*Problem to work on*
Every line below should be copied exactly; drop the pictures.

---------- Dataset section ----------

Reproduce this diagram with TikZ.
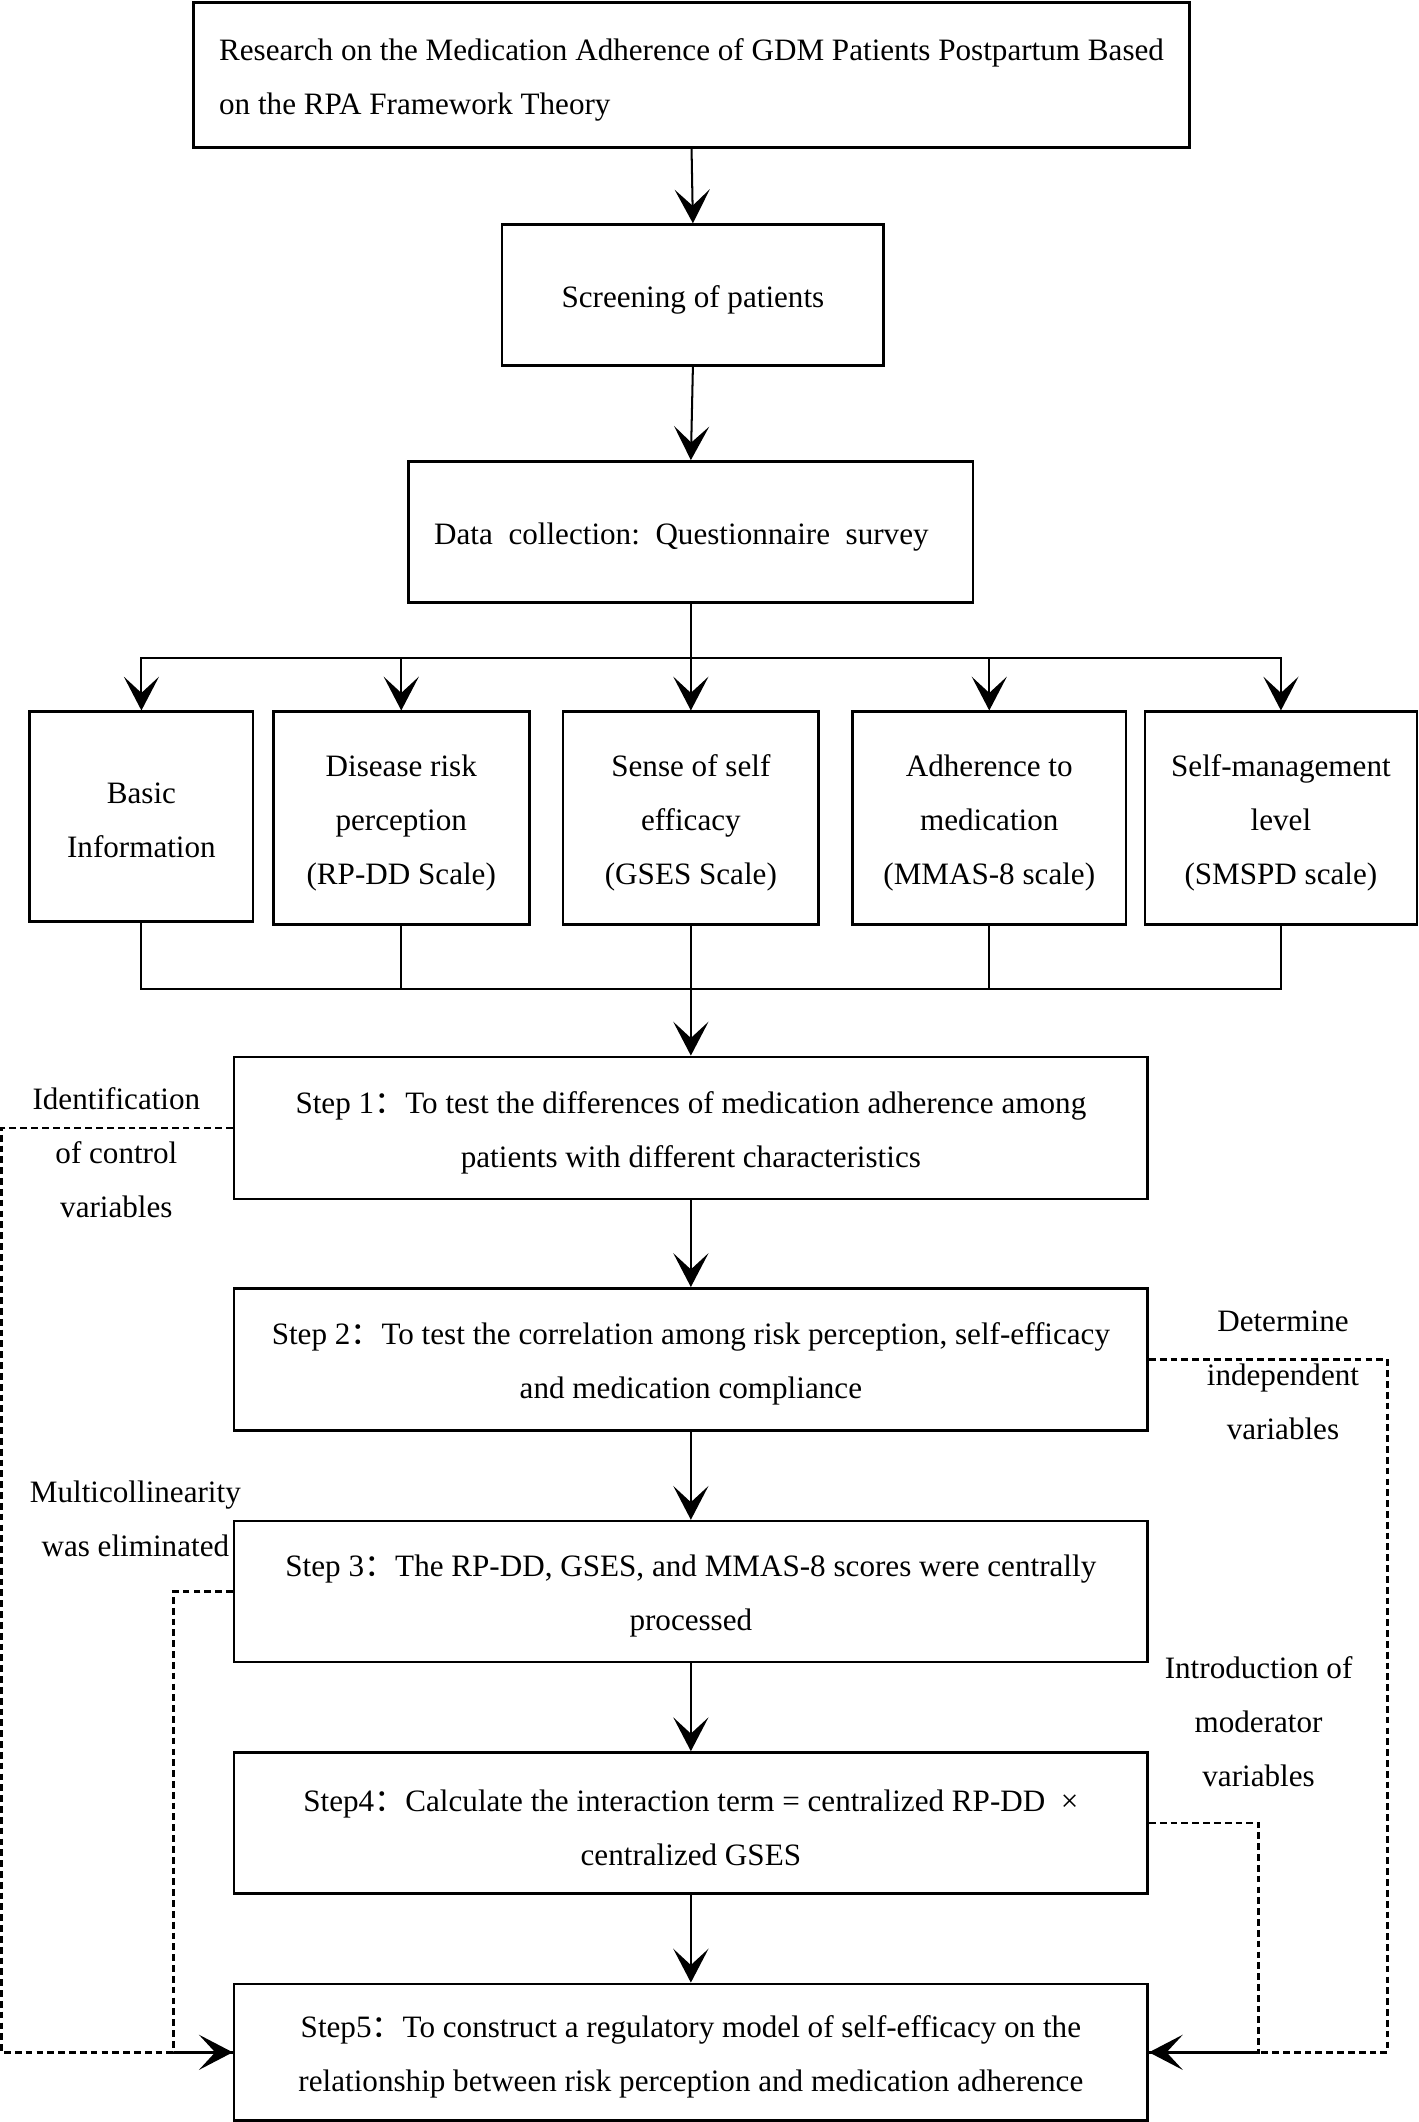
\documentclass[tikz,border=0pt]{standalone}
\usepackage{fontspec}
\setmainfont{Liberation Serif}
\newfontfamily\cjk{Noto Sans CJK SC}
\usetikzlibrary{arrows.meta}
\newcommand{\fc}{\smash{\cjk ：}}
\newcommand{\tp}{\rule{0pt}{11.5pt}}
\begin{document}
\begin{tikzpicture}[x=0.5pt,y=-0.5pt,
  box/.style={draw,line width=1pt,inner sep=0pt,align=center,font=\fontsize{11.5}{20}\selectfont},
  conn/.style={line width=0.75pt},
  arr/.style={conn,-{Stealth[length=12.5pt,width=13pt,inset=6pt]}},
  dsh/.style={line width=1pt,dash pattern=on 2.5pt off 1.5pt},
  darr/.style={dsh,-{Stealth[length=12.5pt,width=13pt,inset=6pt]}},
  lab/.style={align=center,inner sep=0pt,font=\fontsize{11.5}{20}\selectfont}]
\useasboundingbox (0,0) rectangle (1048,1568);
% top boxes
\node[box,align=left,minimum width=368pt,minimum height=53.5pt] (title) at (511,55.5)
  {\tp Research on the Medication Adherence of GDM Patients Postpartum Based\\on the RPA Framework Theory};
\node[box,minimum width=141pt,minimum height=52pt] (screen) at (512,218) {\tp Screening of patients};
\node[box,minimum width=208.5pt,minimum height=52pt] (data) at (510.5,393)
  {\tp Data\ \ collection:\ \ Questionnaire\ \ survey\hspace{7pt}};
% five boxes
\node[box,minimum width=82.5pt,minimum height=77.5pt] (basic) at (104.5,603.5) {\rule{0pt}{10pt}Basic\\Information};
\node[box,minimum width=94.5pt,minimum height=78.5pt] (risk) at (296.5,604.5) {\tp Disease risk\\perception\\(RP-DD Scale)};
\node[box,minimum width=94.5pt,minimum height=78.5pt] (self) at (510.5,604.5) {\tp Sense of self\\efficacy\\(GSES Scale)};
\node[box,minimum width=101pt,minimum height=78.5pt] (adh) at (731,604.5) {\tp Adherence to\\medication\\(MMAS-8 scale)};
\node[box,minimum width=100.5pt,minimum height=78.5pt] (smg) at (946.5,604.5) {\tp Self-management\\level\\(SMSPD scale)};
% steps
\node[box,minimum width=337.5pt,minimum height=52.5pt] (s1) at (510.5,833.5)
  {\tp Step 1\fc To test the differences of medication adherence among\\patients with different characteristics};
\node[box,minimum width=337.5pt,minimum height=52.5pt] (s2) at (510.5,1004.5)
  {\tp Step 2\fc To test the correlation among risk perception, self-efficacy\\and medication compliance};
\node[box,minimum width=337.5pt,minimum height=52pt] (s3) at (510.5,1176)
  {\tp Step 3\fc The RP-DD, GSES, and MMAS-8 scores were centrally\\processed};
\node[box,minimum width=337.5pt,minimum height=52pt] (s4) at (510.5,1347)
  {\tp Step4\fc Calculate the interaction term = centralized RP-DD\ \ ×\\centralized GSES};
\node[box,minimum width=337.5pt,minimum height=50.5pt] (s5) at (510.5,1516.5)
  {\tp Step5\fc To construct a regulatory model of self-efficacy on the\\relationship between risk perception and medication adherence};
% labels
\node[lab] (l1) at (86,852) {Identification\\of control\\variables};
\node[lab] (l2) at (948,1016) {Determine\\independent\\variables};
\node[lab] (l3) at (100,1122) {Multicollinearity\\was eliminated};
\node[lab] (l4) at (930,1272) {Introduction of\\moderator\\variables};
% coordinates
\coordinate (split) at (511,486);
\coordinate (join) at (511,731);
\coordinate (lc1) at (1,833.5);
\coordinate (lc3) at (128,1176);
\coordinate (rc2) at (1025,1004.5);
\coordinate (rc4) at (930,1347);
% connectors
\draw[arr] (title.south) -- (screen.north);
\draw[arr] (screen.south) -- (data.north);
\draw[arr] (data.south) -- (self.north);
\draw[arr] (split) -| (basic.north);
\draw[arr] (split) -| (risk.north);
\draw[arr] (split) -| (adh.north);
\draw[arr] (split) -| (smg.north);
\draw[conn] (basic.south) |- (join);
\draw[conn] (risk.south) |- (join);
\draw[conn] (adh.south) |- (join);
\draw[conn] (smg.south) |- (join);
\draw[arr] (self.south) -- (s1.north);
\draw[arr] (s1.south) -- (s2.north);
\draw[arr] (s2.south) -- (s3.north);
\draw[arr] (s3.south) -- (s4.north);
\draw[arr] (s4.south) -- (s5.north);
% dashed feedback
\draw[darr] (s1.west) -- (lc1) |- (s5.west);
\draw[dsh] (s3.west) -- (lc3) |- (s5.west);
\draw[darr] (s2.east) -- (rc2) |- (s5.east);
\draw[dsh] (s4.east) -- (rc4) |- (s5.east);
\end{tikzpicture}
\end{document}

----------

*Completed exercise*
Reproduce this diagram with TikZ.
\documentclass[tikz,border=0pt]{standalone}
\usepackage{fontspec}
\setmainfont{Liberation Serif}
\newfontfamily\cjk{Noto Sans CJK SC}
\usetikzlibrary{arrows.meta}
\newcommand{\fc}{\smash{\cjk ：}}
\newcommand{\tp}{\rule{0pt}{11.5pt}}
\begin{document}
\begin{tikzpicture}[x=0.5pt,y=-0.5pt,
  box/.style={draw,line width=1pt,inner sep=0pt,align=center,font=\fontsize{11.5}{20}\selectfont},
  conn/.style={line width=0.75pt},
  arr/.style={conn,-{Stealth[length=12.5pt,width=13pt,inset=6pt]}},
  dsh/.style={line width=1pt,dash pattern=on 2.5pt off 1.5pt},
  darr/.style={dsh,-{Stealth[length=12.5pt,width=13pt,inset=6pt]}},
  lab/.style={align=center,inner sep=0pt,font=\fontsize{11.5}{20}\selectfont}]
\useasboundingbox (0,0) rectangle (1048,1568);
% top boxes
\node[box,align=left,minimum width=368pt,minimum height=53.5pt] (title) at (511,55.5)
  {\tp Research on the Medication Adherence of GDM Patients Postpartum Based\\on the RPA Framework Theory};
\node[box,minimum width=141pt,minimum height=52pt] (screen) at (512,218) {\tp Screening of patients};
\node[box,minimum width=208.5pt,minimum height=52pt] (data) at (510.5,393)
  {\tp Data\ \ collection:\ \ Questionnaire\ \ survey\hspace{7pt}};
% five boxes
\node[box,minimum width=82.5pt,minimum height=77.5pt] (basic) at (104.5,603.5) {\rule{0pt}{10pt}Basic\\Information};
\node[box,minimum width=94.5pt,minimum height=78.5pt] (risk) at (296.5,604.5) {\tp Disease risk\\perception\\(RP-DD Scale)};
\node[box,minimum width=94.5pt,minimum height=78.5pt] (self) at (510.5,604.5) {\tp Sense of self\\efficacy\\(GSES Scale)};
\node[box,minimum width=101pt,minimum height=78.5pt] (adh) at (731,604.5) {\tp Adherence to\\medication\\(MMAS-8 scale)};
\node[box,minimum width=100.5pt,minimum height=78.5pt] (smg) at (946.5,604.5) {\tp Self-management\\level\\(SMSPD scale)};
% steps
\node[box,minimum width=337.5pt,minimum height=52.5pt] (s1) at (510.5,833.5)
  {\tp Step 1\fc To test the differences of medication adherence among\\patients with different characteristics};
\node[box,minimum width=337.5pt,minimum height=52.5pt] (s2) at (510.5,1004.5)
  {\tp Step 2\fc To test the correlation among risk perception, self-efficacy\\and medication compliance};
\node[box,minimum width=337.5pt,minimum height=52pt] (s3) at (510.5,1176)
  {\tp Step 3\fc The RP-DD, GSES, and MMAS-8 scores were centrally\\processed};
\node[box,minimum width=337.5pt,minimum height=52pt] (s4) at (510.5,1347)
  {\tp Step4\fc Calculate the interaction term = centralized RP-DD\ \ ×\\centralized GSES};
\node[box,minimum width=337.5pt,minimum height=50.5pt] (s5) at (510.5,1516.5)
  {\tp Step5\fc To construct a regulatory model of self-efficacy on the\\relationship between risk perception and medication adherence};
% labels
\node[lab] (l1) at (86,852) {Identification\\of control\\variables};
\node[lab] (l2) at (948,1016) {Determine\\independent\\variables};
\node[lab] (l3) at (100,1122) {Multicollinearity\\was eliminated};
\node[lab] (l4) at (930,1272) {Introduction of\\moderator\\variables};
% coordinates
\coordinate (split) at (511,486);
\coordinate (join) at (511,731);
\coordinate (lc1) at (1,833.5);
\coordinate (lc3) at (128,1176);
\coordinate (rc2) at (1025,1004.5);
\coordinate (rc4) at (930,1347);
% connectors
\draw[arr] (title.south) -- (screen.north);
\draw[arr] (screen.south) -- (data.north);
\draw[arr] (data.south) -- (self.north);
\draw[arr] (split) -| (basic.north);
\draw[arr] (split) -| (risk.north);
\draw[arr] (split) -| (adh.north);
\draw[arr] (split) -| (smg.north);
\draw[conn] (basic.south) |- (join);
\draw[conn] (risk.south) |- (join);
\draw[conn] (adh.south) |- (join);
\draw[conn] (smg.south) |- (join);
\draw[arr] (self.south) -- (s1.north);
\draw[arr] (s1.south) -- (s2.north);
\draw[arr] (s2.south) -- (s3.north);
\draw[arr] (s3.south) -- (s4.north);
\draw[arr] (s4.south) -- (s5.north);
% dashed feedback
\draw[darr] (s1.west) -- (lc1) |- (s5.west);
\draw[dsh] (s3.west) -- (lc3) |- (s5.west);
\draw[darr] (s2.east) -- (rc2) |- (s5.east);
\draw[dsh] (s4.east) -- (rc4) |- (s5.east);
\end{tikzpicture}
\end{document}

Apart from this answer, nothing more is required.